>> begin Provided data

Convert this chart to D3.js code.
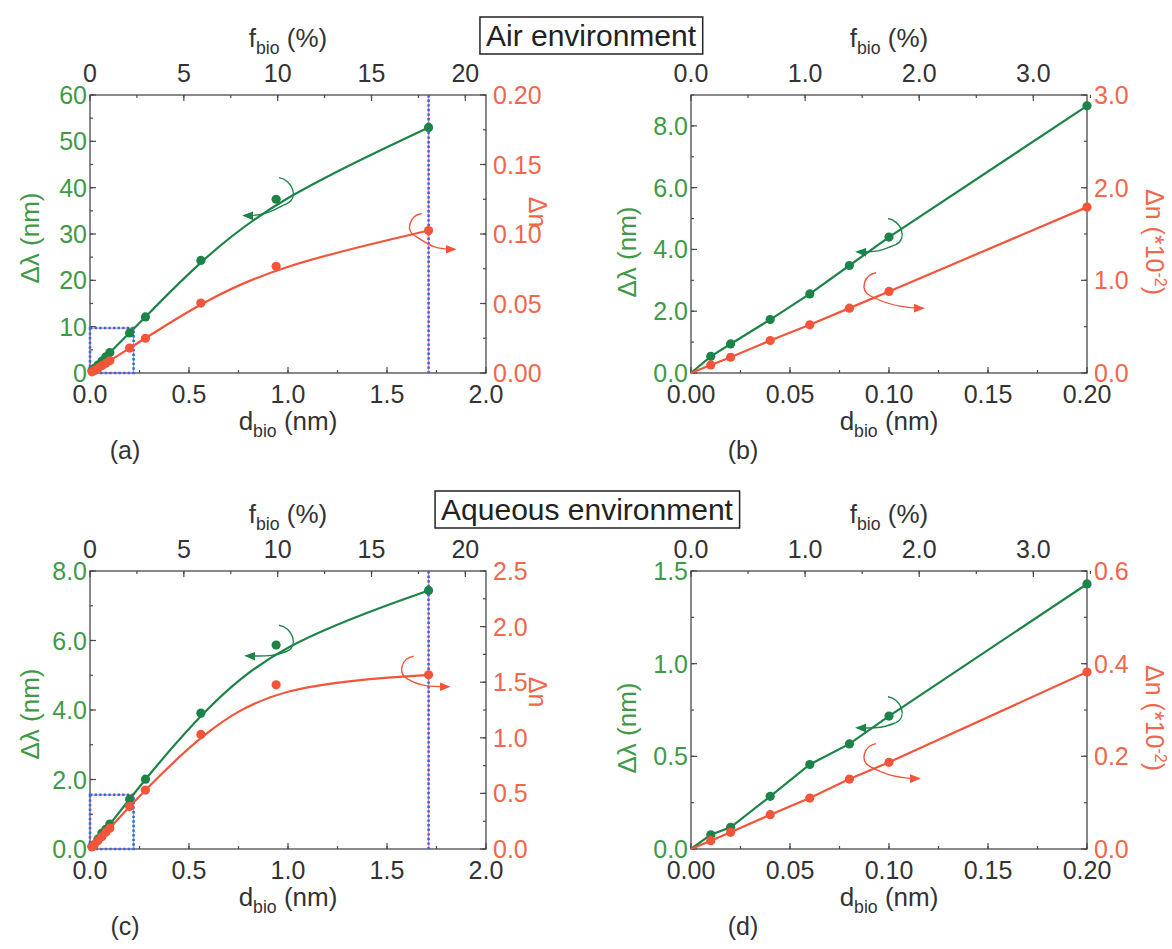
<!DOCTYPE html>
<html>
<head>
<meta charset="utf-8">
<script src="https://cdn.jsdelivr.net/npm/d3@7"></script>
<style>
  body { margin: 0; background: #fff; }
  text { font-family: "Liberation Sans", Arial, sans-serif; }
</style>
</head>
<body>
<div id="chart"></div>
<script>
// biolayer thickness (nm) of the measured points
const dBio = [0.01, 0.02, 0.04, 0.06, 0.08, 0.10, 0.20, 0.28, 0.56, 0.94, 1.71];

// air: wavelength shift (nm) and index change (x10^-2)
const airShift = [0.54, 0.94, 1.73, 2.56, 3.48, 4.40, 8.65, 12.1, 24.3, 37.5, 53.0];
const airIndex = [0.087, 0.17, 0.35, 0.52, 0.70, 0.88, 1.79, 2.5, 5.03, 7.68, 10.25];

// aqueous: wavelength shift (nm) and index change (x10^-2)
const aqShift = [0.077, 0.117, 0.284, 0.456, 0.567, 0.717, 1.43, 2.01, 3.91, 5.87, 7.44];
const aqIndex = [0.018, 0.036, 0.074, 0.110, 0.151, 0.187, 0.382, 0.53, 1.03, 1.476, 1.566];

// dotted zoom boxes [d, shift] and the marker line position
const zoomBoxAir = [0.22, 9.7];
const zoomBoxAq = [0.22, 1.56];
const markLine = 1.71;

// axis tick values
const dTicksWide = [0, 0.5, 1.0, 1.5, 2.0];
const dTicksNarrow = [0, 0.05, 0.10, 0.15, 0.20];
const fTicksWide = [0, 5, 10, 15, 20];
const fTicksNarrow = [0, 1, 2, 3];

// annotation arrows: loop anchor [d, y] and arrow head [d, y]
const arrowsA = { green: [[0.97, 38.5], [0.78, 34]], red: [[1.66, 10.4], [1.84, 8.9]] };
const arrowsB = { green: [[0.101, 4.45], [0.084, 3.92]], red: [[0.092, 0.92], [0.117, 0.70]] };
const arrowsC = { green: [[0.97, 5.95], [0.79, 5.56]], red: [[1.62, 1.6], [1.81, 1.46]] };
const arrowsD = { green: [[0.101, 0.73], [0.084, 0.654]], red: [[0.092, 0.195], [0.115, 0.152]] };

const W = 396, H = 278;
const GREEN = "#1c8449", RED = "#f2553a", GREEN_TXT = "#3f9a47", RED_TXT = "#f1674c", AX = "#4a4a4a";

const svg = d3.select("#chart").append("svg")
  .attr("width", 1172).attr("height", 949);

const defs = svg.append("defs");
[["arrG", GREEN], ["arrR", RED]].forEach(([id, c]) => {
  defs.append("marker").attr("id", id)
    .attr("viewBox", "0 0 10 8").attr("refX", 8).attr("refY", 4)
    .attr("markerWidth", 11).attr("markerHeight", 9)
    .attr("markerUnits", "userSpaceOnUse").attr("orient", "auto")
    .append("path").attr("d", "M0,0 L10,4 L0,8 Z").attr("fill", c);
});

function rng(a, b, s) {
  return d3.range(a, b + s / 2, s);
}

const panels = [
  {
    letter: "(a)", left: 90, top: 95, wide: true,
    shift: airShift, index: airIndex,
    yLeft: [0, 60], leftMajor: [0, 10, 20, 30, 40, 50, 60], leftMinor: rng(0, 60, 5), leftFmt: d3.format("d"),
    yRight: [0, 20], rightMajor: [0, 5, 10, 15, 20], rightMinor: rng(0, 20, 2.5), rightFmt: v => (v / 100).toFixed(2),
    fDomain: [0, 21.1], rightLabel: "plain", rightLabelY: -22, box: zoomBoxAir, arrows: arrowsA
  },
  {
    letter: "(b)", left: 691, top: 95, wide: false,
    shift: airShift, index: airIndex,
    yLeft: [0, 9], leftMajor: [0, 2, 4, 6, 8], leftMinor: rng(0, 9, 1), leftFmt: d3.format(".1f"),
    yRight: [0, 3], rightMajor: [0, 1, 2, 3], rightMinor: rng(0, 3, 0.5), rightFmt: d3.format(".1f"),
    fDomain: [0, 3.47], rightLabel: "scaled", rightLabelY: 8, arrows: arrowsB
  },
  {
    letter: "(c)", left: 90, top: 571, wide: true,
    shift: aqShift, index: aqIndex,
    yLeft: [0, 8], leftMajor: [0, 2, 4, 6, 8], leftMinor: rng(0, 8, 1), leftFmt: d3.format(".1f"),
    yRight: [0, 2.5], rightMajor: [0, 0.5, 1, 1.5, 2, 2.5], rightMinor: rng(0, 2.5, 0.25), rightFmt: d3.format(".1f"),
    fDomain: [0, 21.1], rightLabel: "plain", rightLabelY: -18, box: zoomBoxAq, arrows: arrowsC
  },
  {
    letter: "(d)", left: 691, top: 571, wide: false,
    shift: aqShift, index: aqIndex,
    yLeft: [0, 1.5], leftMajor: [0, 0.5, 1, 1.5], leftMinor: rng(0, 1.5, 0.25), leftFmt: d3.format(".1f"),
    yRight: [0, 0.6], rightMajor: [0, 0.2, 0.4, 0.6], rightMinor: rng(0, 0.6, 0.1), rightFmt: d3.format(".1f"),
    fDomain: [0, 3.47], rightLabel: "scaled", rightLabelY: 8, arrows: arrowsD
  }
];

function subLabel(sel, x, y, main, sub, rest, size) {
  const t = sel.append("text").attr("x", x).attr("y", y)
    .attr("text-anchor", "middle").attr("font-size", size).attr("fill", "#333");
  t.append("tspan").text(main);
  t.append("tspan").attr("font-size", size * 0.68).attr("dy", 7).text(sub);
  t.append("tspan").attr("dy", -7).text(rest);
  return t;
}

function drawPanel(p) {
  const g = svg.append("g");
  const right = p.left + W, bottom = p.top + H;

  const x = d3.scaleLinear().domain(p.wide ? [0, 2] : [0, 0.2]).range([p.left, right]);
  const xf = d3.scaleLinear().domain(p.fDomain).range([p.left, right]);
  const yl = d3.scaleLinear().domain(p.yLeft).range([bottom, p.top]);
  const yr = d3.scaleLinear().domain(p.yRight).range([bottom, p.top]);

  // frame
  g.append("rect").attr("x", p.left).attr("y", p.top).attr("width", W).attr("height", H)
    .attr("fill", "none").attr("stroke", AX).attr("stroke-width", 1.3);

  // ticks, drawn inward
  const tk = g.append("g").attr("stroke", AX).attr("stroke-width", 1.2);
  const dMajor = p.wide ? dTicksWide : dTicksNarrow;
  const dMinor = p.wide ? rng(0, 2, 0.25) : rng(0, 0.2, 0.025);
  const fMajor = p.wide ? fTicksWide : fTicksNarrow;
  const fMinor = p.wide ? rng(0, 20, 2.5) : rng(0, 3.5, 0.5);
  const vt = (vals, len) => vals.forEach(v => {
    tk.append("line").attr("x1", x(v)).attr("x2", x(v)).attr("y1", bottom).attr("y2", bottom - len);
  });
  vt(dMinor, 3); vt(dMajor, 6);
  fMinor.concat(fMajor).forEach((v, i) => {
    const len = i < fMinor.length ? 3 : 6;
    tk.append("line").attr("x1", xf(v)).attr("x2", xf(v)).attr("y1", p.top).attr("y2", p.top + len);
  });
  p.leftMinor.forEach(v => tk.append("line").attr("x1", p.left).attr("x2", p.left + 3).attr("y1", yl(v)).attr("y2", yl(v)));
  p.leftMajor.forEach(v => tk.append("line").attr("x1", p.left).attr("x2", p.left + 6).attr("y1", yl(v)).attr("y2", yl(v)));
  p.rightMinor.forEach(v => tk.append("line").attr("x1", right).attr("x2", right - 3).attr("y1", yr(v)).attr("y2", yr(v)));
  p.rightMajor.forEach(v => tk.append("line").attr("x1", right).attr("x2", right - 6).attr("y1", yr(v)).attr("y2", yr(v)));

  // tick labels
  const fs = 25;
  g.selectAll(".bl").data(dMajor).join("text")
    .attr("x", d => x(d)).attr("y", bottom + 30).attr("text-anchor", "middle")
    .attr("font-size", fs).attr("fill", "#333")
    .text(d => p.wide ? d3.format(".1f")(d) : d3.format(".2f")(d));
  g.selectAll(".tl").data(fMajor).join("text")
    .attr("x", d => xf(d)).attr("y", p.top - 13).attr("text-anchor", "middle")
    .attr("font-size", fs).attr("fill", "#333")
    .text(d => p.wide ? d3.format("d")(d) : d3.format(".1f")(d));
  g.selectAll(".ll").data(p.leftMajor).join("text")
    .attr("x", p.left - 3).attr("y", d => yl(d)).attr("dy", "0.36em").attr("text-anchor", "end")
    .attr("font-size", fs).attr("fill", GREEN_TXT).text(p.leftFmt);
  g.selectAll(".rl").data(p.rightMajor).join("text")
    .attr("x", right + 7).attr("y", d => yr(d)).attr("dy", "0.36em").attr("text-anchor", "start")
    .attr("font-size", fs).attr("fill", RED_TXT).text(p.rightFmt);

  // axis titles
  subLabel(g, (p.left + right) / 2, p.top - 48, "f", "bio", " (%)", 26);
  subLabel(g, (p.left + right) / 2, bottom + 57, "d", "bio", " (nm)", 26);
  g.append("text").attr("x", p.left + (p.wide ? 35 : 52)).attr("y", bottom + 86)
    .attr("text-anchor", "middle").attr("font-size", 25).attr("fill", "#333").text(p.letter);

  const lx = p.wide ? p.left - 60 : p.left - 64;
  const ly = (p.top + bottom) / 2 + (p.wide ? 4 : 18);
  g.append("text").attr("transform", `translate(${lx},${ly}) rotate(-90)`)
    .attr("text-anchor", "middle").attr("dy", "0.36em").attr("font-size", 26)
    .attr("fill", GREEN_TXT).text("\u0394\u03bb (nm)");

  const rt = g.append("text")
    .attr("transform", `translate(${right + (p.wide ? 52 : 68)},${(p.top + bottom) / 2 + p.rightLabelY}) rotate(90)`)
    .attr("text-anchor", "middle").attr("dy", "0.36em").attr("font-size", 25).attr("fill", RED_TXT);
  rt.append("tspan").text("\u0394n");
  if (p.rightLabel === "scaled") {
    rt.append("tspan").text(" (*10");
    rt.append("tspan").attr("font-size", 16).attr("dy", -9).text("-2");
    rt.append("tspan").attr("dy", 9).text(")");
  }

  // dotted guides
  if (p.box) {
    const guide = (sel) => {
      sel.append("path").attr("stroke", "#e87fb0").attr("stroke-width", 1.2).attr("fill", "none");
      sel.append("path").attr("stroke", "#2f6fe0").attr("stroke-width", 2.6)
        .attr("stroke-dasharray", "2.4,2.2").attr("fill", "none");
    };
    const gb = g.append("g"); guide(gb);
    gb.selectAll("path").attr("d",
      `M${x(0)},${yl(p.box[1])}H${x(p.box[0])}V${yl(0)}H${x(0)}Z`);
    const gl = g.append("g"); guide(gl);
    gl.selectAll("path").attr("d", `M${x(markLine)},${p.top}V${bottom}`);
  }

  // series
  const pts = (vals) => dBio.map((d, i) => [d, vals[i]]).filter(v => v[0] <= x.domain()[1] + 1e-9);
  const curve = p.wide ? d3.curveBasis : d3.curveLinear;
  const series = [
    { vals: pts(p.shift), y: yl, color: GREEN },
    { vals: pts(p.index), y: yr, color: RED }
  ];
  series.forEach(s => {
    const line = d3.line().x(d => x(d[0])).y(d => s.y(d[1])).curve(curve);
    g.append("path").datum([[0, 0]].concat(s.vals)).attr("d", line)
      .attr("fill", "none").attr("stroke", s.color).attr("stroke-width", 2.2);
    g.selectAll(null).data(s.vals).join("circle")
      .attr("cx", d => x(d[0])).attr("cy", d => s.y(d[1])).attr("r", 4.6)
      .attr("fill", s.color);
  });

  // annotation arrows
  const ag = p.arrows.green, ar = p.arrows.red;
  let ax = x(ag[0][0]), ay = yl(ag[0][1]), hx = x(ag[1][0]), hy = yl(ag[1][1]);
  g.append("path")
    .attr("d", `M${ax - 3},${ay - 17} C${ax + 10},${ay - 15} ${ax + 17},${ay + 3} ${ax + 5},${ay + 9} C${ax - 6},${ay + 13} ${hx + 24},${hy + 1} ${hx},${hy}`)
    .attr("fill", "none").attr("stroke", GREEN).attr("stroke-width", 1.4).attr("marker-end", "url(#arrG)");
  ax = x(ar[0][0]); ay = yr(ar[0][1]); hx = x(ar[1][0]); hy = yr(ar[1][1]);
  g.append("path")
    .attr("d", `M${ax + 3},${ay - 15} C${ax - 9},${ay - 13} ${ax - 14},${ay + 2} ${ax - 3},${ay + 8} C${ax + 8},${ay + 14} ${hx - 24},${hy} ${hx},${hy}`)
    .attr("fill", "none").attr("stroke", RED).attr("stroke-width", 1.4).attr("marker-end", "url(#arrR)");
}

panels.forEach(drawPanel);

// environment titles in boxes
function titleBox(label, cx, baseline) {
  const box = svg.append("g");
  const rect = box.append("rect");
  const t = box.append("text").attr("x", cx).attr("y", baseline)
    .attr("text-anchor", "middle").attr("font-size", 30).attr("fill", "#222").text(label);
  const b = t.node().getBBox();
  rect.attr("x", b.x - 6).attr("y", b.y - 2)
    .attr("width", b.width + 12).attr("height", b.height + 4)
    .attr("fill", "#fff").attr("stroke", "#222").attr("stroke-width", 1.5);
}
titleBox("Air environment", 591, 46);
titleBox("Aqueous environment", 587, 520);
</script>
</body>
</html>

>> end Provided data

| Written request |
Write out exactly the opening lines of the data, stopping after the line that holds "0.56, 0.94, 1.71];". Exclude pictures.

| Output of the task |
Convert this chart to D3.js code.
<!DOCTYPE html>
<html>
<head>
<meta charset="utf-8">
<script src="https://cdn.jsdelivr.net/npm/d3@7"></script>
<style>
  body { margin: 0; background: #fff; }
  text { font-family: "Liberation Sans", Arial, sans-serif; }
</style>
</head>
<body>
<div id="chart"></div>
<script>
// biolayer thickness (nm) of the measured points
const dBio = [0.01, 0.02, 0.04, 0.06, 0.08, 0.10, 0.20, 0.28, 0.56, 0.94, 1.71];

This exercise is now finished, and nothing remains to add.